IRON MOUNTAIN - Additional transmission lines are needed to improve electricity and prevent power outages to northeastern Wisconsin and the Upper Peninsula.

Article Photos

Lisa M. Hoffmann/The Daily News Photo
Jackie Olson of ATC explains a missing link of a transmission line near Green Bay. The missing link is one reason why additional tranmission lines are needed to supply more power to northern Wisconsin and the U.P.

Several American Transmission Co. officials provided answers to residents' questions during an open house at Pine Mountain Resort on Wednesday. The open house was held to gather feedback from area residents regarding proposed transmission lines in northeastern Wisconsin and the U.P.

Jackie Olson of ATC Corporate Communications said the lines address liability needs in the area.

"From Green Bay north, there is a lot of demand on the system 24/7," she said.

Olson said for ATC to do maintenance on the lines is difficult due to the demand on the current transmission line.

"The area is vulnerable to power outages, with the lack of infrastructure," Olson said. "In addition, there is some uncertainty with the coal-fired power plants. If we don't have generators, we need transmission to bring electric to the area."

Olson added that if the projects are approved and transmission lines are installed on private property, ATC will work with affected landowners and negotiate easements.

"The landowner will retain ownership of the land, but the easement allows us to build, operate and maintain the facilities," she said.

One of the three lines proposed is along U.S. 2 in Norway.

Another line through the area skirts the Menominee River area of East Kingsford near Schneider Metal, and Hydraulic Falls Road.
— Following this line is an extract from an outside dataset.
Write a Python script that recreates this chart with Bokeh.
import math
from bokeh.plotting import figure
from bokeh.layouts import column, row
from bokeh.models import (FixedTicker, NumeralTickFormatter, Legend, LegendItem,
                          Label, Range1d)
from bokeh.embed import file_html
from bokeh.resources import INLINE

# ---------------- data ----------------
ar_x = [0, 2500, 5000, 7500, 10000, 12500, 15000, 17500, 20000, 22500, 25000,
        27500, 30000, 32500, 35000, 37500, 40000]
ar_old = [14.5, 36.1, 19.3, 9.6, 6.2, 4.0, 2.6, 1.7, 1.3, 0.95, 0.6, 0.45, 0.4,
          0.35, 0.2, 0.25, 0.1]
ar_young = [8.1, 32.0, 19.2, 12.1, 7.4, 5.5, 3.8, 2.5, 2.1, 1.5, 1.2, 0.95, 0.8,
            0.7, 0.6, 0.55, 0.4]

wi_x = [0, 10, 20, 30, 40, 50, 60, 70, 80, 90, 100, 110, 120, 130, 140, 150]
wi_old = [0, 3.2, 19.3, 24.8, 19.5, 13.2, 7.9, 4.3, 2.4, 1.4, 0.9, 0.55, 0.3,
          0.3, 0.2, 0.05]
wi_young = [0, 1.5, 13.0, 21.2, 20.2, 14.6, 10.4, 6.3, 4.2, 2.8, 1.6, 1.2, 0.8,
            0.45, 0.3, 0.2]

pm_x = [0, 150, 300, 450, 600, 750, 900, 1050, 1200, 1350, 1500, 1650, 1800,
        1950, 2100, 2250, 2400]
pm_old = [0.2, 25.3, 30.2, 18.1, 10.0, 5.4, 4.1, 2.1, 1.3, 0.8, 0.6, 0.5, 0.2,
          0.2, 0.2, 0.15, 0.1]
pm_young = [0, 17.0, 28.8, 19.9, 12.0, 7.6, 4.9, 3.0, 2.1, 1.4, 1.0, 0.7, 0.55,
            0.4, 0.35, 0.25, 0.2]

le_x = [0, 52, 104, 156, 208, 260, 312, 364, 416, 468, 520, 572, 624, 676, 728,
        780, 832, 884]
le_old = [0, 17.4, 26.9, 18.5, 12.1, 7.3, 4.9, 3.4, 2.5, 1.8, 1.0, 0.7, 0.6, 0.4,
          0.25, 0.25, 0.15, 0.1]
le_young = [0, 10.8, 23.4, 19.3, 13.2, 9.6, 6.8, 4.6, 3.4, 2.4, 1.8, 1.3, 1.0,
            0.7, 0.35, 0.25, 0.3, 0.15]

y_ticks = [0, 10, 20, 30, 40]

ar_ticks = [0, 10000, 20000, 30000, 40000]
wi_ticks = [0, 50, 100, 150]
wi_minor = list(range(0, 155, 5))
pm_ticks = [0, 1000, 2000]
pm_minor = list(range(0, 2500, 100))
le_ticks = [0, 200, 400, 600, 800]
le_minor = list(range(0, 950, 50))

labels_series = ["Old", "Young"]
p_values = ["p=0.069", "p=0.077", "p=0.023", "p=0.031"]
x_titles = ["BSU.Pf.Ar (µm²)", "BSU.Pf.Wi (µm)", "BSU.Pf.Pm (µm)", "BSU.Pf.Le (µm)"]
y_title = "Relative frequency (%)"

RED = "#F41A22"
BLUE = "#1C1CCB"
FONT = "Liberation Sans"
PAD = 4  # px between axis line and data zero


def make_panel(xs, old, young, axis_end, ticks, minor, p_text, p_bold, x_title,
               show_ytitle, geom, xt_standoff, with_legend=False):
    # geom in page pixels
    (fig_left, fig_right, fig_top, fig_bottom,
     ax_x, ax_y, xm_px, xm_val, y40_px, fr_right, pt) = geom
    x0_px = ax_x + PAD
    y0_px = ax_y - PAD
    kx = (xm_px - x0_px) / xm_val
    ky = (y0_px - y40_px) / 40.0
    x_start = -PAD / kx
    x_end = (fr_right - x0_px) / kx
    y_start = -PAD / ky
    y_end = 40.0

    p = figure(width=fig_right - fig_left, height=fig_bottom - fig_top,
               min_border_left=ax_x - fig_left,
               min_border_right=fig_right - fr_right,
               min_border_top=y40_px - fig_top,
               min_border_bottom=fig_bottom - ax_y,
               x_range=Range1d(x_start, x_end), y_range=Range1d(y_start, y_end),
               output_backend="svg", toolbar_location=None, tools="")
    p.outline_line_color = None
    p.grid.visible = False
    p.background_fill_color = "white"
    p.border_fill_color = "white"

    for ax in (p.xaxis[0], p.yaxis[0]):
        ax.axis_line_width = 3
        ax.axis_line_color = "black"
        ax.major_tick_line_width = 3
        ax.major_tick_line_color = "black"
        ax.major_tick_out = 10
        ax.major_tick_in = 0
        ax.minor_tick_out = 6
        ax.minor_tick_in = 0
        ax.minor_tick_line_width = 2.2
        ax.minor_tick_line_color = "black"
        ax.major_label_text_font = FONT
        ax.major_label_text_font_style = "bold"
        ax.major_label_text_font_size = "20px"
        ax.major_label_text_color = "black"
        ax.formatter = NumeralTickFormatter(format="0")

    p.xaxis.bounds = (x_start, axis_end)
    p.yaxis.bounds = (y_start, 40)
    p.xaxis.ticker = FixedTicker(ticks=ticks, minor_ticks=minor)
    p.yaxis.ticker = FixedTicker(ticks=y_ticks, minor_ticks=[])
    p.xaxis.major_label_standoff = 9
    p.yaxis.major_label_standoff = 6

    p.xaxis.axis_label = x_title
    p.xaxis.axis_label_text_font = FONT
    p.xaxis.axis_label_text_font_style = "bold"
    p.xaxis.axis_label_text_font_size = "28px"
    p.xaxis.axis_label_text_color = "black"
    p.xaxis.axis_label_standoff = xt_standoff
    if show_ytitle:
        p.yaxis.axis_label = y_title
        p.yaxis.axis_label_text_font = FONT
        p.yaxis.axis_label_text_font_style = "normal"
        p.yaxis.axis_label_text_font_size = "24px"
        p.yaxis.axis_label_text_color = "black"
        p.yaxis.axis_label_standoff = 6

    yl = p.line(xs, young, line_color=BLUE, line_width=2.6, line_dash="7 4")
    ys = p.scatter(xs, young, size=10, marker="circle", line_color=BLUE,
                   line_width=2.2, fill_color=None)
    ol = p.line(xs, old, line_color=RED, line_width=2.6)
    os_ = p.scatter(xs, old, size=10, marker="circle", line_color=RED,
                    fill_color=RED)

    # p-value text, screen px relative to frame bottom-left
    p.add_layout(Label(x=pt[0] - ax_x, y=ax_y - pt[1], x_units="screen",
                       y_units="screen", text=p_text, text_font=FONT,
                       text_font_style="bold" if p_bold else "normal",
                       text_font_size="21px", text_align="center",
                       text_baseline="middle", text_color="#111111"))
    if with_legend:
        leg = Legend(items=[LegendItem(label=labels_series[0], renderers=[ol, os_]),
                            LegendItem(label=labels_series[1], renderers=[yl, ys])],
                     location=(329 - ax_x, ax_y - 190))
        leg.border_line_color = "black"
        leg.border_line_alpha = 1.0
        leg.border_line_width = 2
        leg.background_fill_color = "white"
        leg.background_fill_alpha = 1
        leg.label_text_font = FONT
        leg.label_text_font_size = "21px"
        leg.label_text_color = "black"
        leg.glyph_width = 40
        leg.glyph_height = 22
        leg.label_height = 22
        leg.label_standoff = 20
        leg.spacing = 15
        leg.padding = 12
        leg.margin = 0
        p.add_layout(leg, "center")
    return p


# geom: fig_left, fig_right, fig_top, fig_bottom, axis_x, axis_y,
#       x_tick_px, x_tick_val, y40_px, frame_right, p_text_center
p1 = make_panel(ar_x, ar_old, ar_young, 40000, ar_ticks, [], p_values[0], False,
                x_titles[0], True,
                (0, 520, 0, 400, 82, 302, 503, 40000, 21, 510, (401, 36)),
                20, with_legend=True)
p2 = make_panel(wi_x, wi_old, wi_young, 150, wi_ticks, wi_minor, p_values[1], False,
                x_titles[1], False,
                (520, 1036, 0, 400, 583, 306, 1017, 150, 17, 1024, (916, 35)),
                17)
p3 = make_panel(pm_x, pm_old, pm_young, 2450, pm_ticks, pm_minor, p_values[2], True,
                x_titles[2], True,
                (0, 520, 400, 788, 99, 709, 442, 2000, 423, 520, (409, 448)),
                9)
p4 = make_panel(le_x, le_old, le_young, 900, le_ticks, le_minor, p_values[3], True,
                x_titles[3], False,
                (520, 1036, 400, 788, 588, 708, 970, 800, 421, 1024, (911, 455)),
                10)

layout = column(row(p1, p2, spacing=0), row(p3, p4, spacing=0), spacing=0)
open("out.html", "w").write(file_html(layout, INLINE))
This could affect some residential properties along Menominee and Hoadley Streets.

Olson said when the proposed corridors of 3,000-feet are narrowed down to 100 to 150 feet of right-of-way, the Public Service Commission will then choose one of two routes.

"We are hoping to identify the line by spring of 2013 and an open house will be held in spring of 2013," Olson said.

Olson said the timetable is to file a Public Service Commission application in late 2013 in Michigan, and January 2014 in Wisconsin.

Preliminary cost for the revised project components are estimated to be between $286 million and $430 million for the 345-kV facilities, and $149 million and $222 million for the 138-kV facilities.

Olson said ATC's customers include UPPCO, WeEnergies and Wisconsin Public Service Corp. Residential and commercial users of electricity pay those companies who pay ATC for their service.

Types of transmission lines that could possibly be built include weather steel, H-frame, lattice steel, and galvanized steel.

Weather steel is the type of transmission line along U.S. Highway 141 in Crivitz. ATC officials said this type of line requires less maintenance and has less exposure to the elements.

The type of line that is built depends on the final route and geography. That has not been determined at this time.

The amount of mailings sent out for all the ATC open houses this fall has been narrowed to 13,000. There were 34,000 mailings last year, Olson said.

ATC owns, operates, builds and maintains the high-voltage electric transmission system serving portions of Wisconsin, Michigan, Minnesota and Illinois.

Formed in 2001 as the nation's first multi-state transmission-only utility, ATC has invested $2.7 billion to improve the adequacy and reliability of its infrastructure. ATC now is a $3.1 billion company with 9,440 miles of transmission lines and 519 substations.